- NBA beefs are overblown.
- Time can heal even the most legitimate NBA beef.
I'll take Door No. 2, please…with Bryant's mellowing in light of his impending retirement the key behind it.
The more relevant issue is how much time James Harden and Howard will need to heal their beef—which is also legit, according to Rockets sources.
Things were good enough Thursday, with Harden feeding Howard sweet passes (even if he didn't convert them) early in the Rockets' 107-87 wire-to-wire victory over Bryant's Lakers. As the final horn neared, Howard was demonstrative in presenting a bonding moment—moving over and taking a big, slow-motion windup on a glad hand for Harden to accept.

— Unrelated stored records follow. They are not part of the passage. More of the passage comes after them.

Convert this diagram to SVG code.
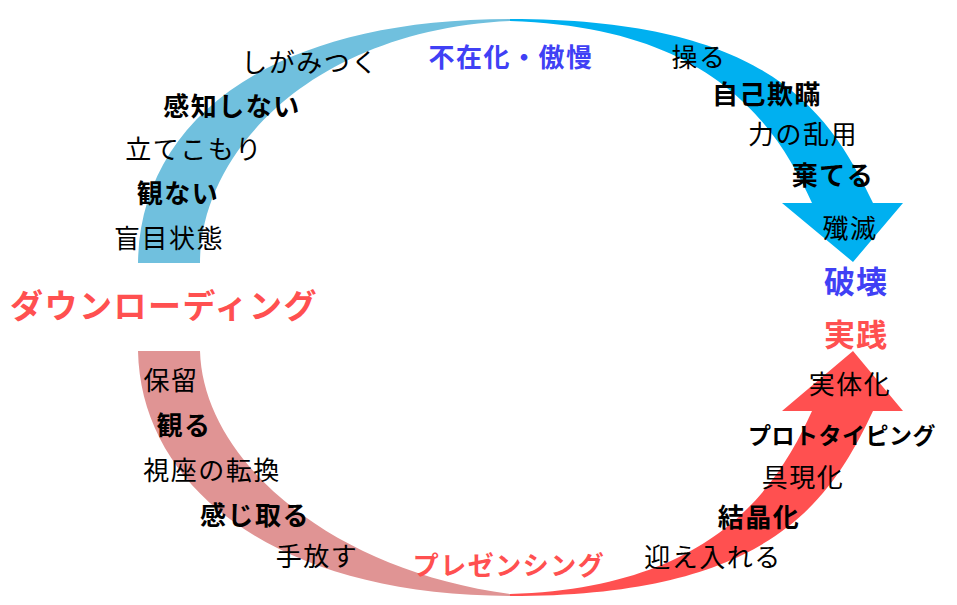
<svg xmlns="http://www.w3.org/2000/svg" width="957" height="605" viewBox="0 0 957 605">
<style>
text{font-family:"Noto Sans CJK JP","Noto Sans",sans-serif;text-anchor:middle;}
.r{font-size:26px;font-weight:400;fill:#000;letter-spacing:1.5px;}
.b{font-size:26px;font-weight:700;fill:#000;letter-spacing:1.5px;}
.blue{font-size:26px;font-weight:700;fill:#4040f5;letter-spacing:1.5px;}
.red{font-weight:700;fill:#ff5050;}
.big{font-size:31px;letter-spacing:1px;}
</style>
<rect width="957" height="605" fill="#fff"/>
<g id="connectors">
<path id="arc-top-left" fill="#70c0de" d="M510,19 C270,19 140,120 138,263 L200,263 C200,150 315,30 510,21 Z"/>
<path id="arc-top-right" fill="#00b0f0" d="M510,19 C764,19 828,107 873,203 L903,203 L853,262 L782,203 L812,203 C776,123 710,27 510,21 Z"/>
<path id="arc-bottom-left" fill="#e09494" d="M510,596 C280,596 141,490 138,351 L200,351 C203,460 330,570 510,594 Z"/>
<path id="arc-bottom-right" fill="#ff5050" d="M510,596 C764,596 828,507 873,411 L903,411 L853,351 L782,411 L812,411 C776,491 710,588 510,594 Z"/>
</g>
<g id="n-shigamitsuku"><text class="r" x="310" y="72">しがみつく</text></g>
<g id="n-kanchishinai"><text class="b" x="232" y="116">感知しない</text></g>
<g id="n-tatekomori"><text class="r" x="194" y="159">立てこもり</text></g>
<g id="n-minai"><text class="b" x="178" y="203">観ない</text></g>
<g id="n-moumoku"><text class="r" x="169" y="248">盲目状態</text></g>
<g id="n-fuzaika"><text class="blue" x="511" y="67">不在化・傲慢</text></g>
<g id="n-ayatsuru"><text class="r" x="699" y="67">操る</text></g>
<g id="n-jikogiman"><text class="b" x="767" y="104">自己欺瞞</text></g>
<g id="n-chikara"><text class="r" x="803" y="144">力の乱用</text></g>
<g id="n-suteru"><text class="b" x="833" y="185">棄てる</text></g>
<g id="n-senmetsu"><text class="r" x="850" y="238">殲滅</text></g>
<g id="n-hakai"><text class="blue big" x="856" y="293">破壊</text></g>
<g id="n-jissen"><text class="red big" x="856" y="346">実践</text></g>
<g id="n-downloading"><text class="red" x="164" y="318" style="font-size:33px;letter-spacing:1.5px">ダウンローディング</text></g>
<g id="n-horyu"><text class="r" x="171" y="390">保留</text></g>
<g id="n-miru"><text class="b" x="184" y="435">観る</text></g>
<g id="n-shiza"><text class="r" x="212" y="480">視座の転換</text></g>
<g id="n-kanjitoru"><text class="b" x="255" y="525">感じ取る</text></g>
<g id="n-tebanasu"><text class="r" x="317" y="566">手放す</text></g>
<g id="n-presencing"><text class="red" x="509" y="575" style="font-size:26px;letter-spacing:1.5px">プレゼンシング</text></g>
<g id="n-mukaeireru"><text class="r" x="713" y="567">迎え入れる</text></g>
<g id="n-kesshouka"><text class="b" x="759" y="527">結晶化</text></g>
<g id="n-gugenka"><text class="r" x="803" y="487">具現化</text></g>
<g id="n-prototyping"><text class="b" x="842" y="444" style="font-size:23px;letter-spacing:0.5px">プロトタイピング</text></g>
<g id="n-jittaika"><text class="r" x="850" y="394">実体化</text></g>
</svg>
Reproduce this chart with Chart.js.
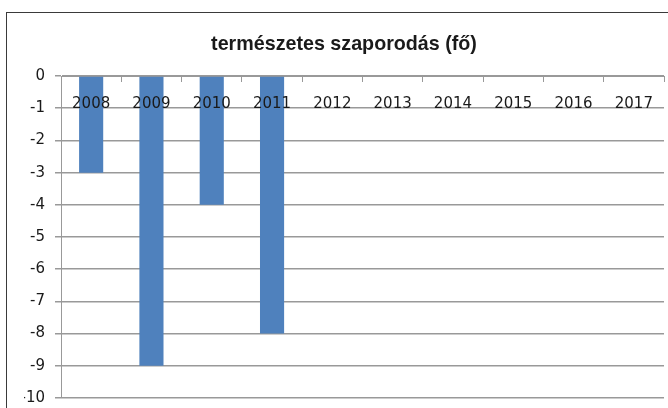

Howard has been proactive in trying to show he is not causing trouble. Truth be told, he is not, and never has been, a bad person. Where his connections with teammates come unspooled is from his inability to compete as hard as others for victories and championships.
The same thing is happening now with Harden that happened for Bryant (and famously good-guy teammates Steve Nash and Pau Gasol) with the Lakers.
However much Harden hasn't warmed up to Howard's personality is a far secondary issue to however much Howard hasn't earned Harden's respect.
They're in the working-on-it stage right now—or perhaps more accurately, the setting-it-aside stage. The plan for the Rockets is to concentrate on the kind of sustained defensive intensity they found last season while getting folks not named Harden to touch the ball more. Through that realignment, new Rockets head coach J.B. Bickerstaff hopes to develop a more inclusive atmosphere.
The tighter the group, the closer Harden and Howard naturally must become. It's using math to solve a personal problem.
That might be a backward way to build a relationship between two people. But we must accept by now that it is thorny for achiever teammates to relate to Howard.
Plenty of folks really like Howard's energy and think he's a super fun guy. As rough a go as it was for him as a Laker, Howard had various staffers or folks he remembered from Staples seeking him out to catch up or have some laughs Thursday. Among those were Robert Sacre and Metta World Peace, the only current Lakers besides Bryant who were around in 2012-13 as Howard's teammates.
The idea that Howard is some malcontent undermining the Rockets is a poor way to state the predicament. Howard is quite sincere in his desire to eliminate all negativity from his life.
However determined he is in that effort, it won't stop negativity from coming if he has a knack—even if he's not trying to—of annoying some people around him. Howard, though, is tone-deaf when it comes to other people's needs and wants, projecting his own beliefs about what's right or fun or smart on others.
It's almost not his fault he's that way, because he has been told his whole life how truly special he is—from being born after his mother's seven miscarriages, to ruling the tiny Christian academy that was his high school, to being the No. 1 overall NBA draft pick.
Then the Lakers beat out everyone else to get Howard away from the Magic, and the Rockets beat out everyone else to get Howard away from the Lakers—and someone else will see Howard again as a savior if he opts into free agency this summer.
Between now and then, Harden will just wait and see.
The Rockets are 13-14 and hope a return to winning will smooth things over and reintroduce the possibility that Harden and Howard are a championship one-two punch.
"Once we get our head above water, I think we'll start to see some change," Bickerstaff said. "The confidence will grow. The spirit within the guys will grow. That's what we need."
Apparently anything is possible, considering Bryant and Howard have become chummy on the floor. Thursday, Bryant was the one initiating the conversation; Howard was the one happy to smile.
"I mean, it's basketball," Howard said. "We're supposed to have fun. This is his last season, so why not go out having a good time? He's put in all the work, and now he can sit back and enjoy it."
Howard's right. The difference is Bryant isn't pushing to win at all costs as he once was.
He is sitting back and enjoying it because he has minimal chance at victory every night. He has accepted it. There's nothing left for Bryant to feud about with Howard.
That's not the case for Harden, whose patience with the expectations is growing thin.
"We'll hit a stride very soon," he said.
He's still hoping for a middle ground with Howard, citing the Rockets' proper equation as being able to "relax a little bit and work hard."
That's a lot like the Rockets hoping for the best but expecting the worst.